* What this task involves
Every record must be transcribed in its entirety, apart from the images, which are to be omitted.

* Given data
[start]

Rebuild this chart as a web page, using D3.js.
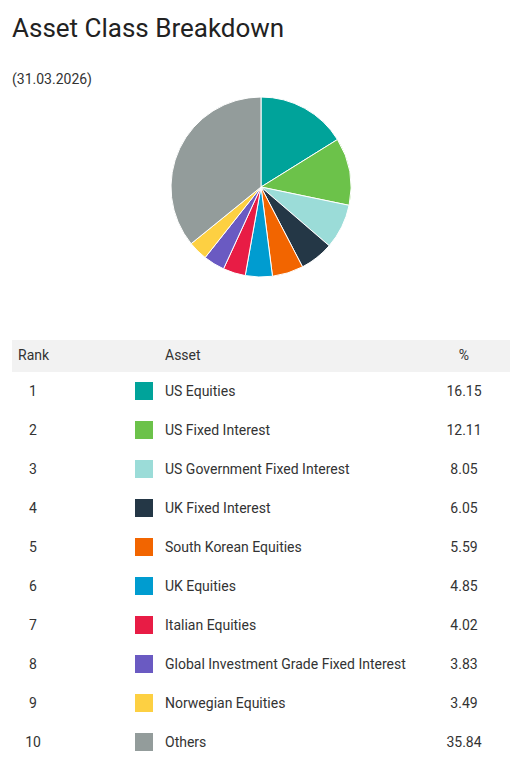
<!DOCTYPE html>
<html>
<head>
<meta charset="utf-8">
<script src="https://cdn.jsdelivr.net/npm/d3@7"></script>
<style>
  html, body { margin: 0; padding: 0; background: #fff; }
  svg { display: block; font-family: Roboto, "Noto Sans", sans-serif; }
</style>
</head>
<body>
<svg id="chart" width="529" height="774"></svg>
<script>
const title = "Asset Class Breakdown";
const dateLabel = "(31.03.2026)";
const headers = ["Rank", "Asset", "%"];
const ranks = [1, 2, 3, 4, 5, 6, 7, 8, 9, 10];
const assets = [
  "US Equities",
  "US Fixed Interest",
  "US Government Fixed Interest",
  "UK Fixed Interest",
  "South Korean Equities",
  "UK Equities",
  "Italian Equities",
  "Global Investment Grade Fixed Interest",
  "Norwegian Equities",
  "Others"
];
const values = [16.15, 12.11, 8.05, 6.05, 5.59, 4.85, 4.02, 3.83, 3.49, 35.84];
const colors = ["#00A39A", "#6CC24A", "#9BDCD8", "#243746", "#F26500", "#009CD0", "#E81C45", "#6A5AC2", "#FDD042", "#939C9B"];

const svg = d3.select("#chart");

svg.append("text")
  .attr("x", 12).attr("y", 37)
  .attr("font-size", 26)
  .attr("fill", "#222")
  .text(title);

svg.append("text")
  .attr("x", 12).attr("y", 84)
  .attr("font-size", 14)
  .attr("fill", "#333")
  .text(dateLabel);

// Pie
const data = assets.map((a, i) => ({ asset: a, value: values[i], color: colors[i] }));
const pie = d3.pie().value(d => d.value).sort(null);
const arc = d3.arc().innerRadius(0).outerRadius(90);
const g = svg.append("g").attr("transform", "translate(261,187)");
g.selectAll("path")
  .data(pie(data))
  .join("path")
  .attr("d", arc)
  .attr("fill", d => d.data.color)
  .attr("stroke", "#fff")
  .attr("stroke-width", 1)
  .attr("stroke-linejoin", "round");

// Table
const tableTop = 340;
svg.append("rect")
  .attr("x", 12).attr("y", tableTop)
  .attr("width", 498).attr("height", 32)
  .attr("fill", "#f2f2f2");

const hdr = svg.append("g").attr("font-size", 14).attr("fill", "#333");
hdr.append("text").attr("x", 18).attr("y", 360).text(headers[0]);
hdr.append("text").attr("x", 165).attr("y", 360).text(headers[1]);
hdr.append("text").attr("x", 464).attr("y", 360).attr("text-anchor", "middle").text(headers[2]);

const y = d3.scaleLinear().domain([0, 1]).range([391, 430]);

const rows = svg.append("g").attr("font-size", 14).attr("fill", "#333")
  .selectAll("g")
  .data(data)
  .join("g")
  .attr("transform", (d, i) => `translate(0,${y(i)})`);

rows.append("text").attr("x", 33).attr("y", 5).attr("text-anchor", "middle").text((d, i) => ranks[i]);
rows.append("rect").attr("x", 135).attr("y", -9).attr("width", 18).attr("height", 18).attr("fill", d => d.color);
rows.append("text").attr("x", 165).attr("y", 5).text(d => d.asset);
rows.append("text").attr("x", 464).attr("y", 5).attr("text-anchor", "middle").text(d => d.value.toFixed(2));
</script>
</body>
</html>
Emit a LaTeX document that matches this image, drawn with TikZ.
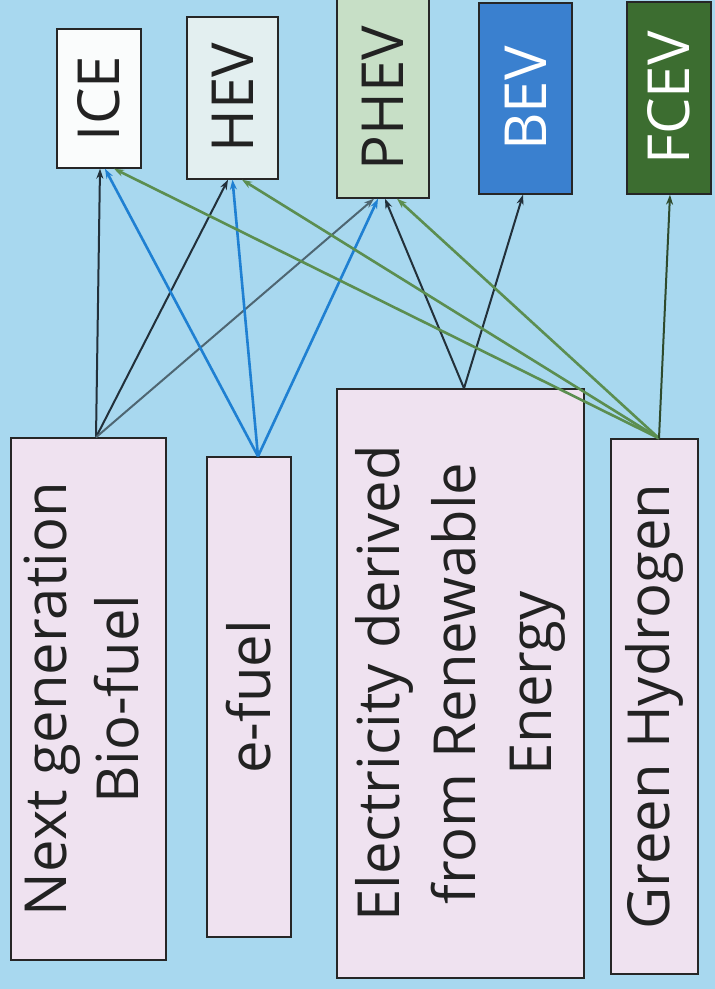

[end]

* Response
Rebuild this chart as a web page, using D3.js.
<!DOCTYPE html>
<html>
<head>
<meta charset="utf-8">
<script src="https://cdn.jsdelivr.net/npm/d3@7"></script>
<style>
  html, body { margin: 0; padding: 0; background: #fff; }
  svg { display: block; font-family: Roboto, "Noto Sans", sans-serif; }
</style>
</head>
<body>
<svg id="chart" width="529" height="774"></svg>
<script>
const title = "Asset Class Breakdown";
const dateLabel = "(31.03.2026)";
const headers = ["Rank", "Asset", "%"];
const ranks = [1, 2, 3, 4, 5, 6, 7, 8, 9, 10];
const assets = [
  "US Equities",
  "US Fixed Interest",
  "US Government Fixed Interest",
  "UK Fixed Interest",
  "South Korean Equities",
  "UK Equities",
  "Italian Equities",
  "Global Investment Grade Fixed Interest",
  "Norwegian Equities",
  "Others"
];
const values = [16.15, 12.11, 8.05, 6.05, 5.59, 4.85, 4.02, 3.83, 3.49, 35.84];
const colors = ["#00A39A", "#6CC24A", "#9BDCD8", "#243746", "#F26500", "#009CD0", "#E81C45", "#6A5AC2", "#FDD042", "#939C9B"];

const svg = d3.select("#chart");

svg.append("text")
  .attr("x", 12).attr("y", 37)
  .attr("font-size", 26)
  .attr("fill", "#222")
  .text(title);

svg.append("text")
  .attr("x", 12).attr("y", 84)
  .attr("font-size", 14)
  .attr("fill", "#333")
  .text(dateLabel);

// Pie
const data = assets.map((a, i) => ({ asset: a, value: values[i], color: colors[i] }));
const pie = d3.pie().value(d => d.value).sort(null);
const arc = d3.arc().innerRadius(0).outerRadius(90);
const g = svg.append("g").attr("transform", "translate(261,187)");
g.selectAll("path")
  .data(pie(data))
  .join("path")
  .attr("d", arc)
  .attr("fill", d => d.data.color)
  .attr("stroke", "#fff")
  .attr("stroke-width", 1)
  .attr("stroke-linejoin", "round");

// Table
const tableTop = 340;
svg.append("rect")
  .attr("x", 12).attr("y", tableTop)
  .attr("width", 498).attr("height", 32)
  .attr("fill", "#f2f2f2");

const hdr = svg.append("g").attr("font-size", 14).attr("fill", "#333");
hdr.append("text").attr("x", 18).attr("y", 360).text(headers[0]);
hdr.append("text").attr("x", 165).attr("y", 360).text(headers[1]);
hdr.append("text").attr("x", 464).attr("y", 360).attr("text-anchor", "middle").text(headers[2]);

const y = d3.scaleLinear().domain([0, 1]).range([391, 430]);

const rows = svg.append("g").attr("font-size", 14).attr("fill", "#333")
  .selectAll("g")
  .data(data)
  .join("g")
  .attr("transform", (d, i) => `translate(0,${y(i)})`);

rows.append("text").attr("x", 33).attr("y", 5).attr("text-anchor", "middle").text((d, i) => ranks[i]);
rows.append("rect").attr("x", 135).attr("y", -9).attr("width", 18).attr("height", 18).attr("fill", d => d.color);
rows.append("text").attr("x", 165).attr("y", 5).text(d => d.asset);
rows.append("text").attr("x", 464).attr("y", 5).attr("text-anchor", "middle").text(d => d.value.toFixed(2));
</script>
</body>
</html>
Emit a LaTeX document that matches this image, drawn with TikZ.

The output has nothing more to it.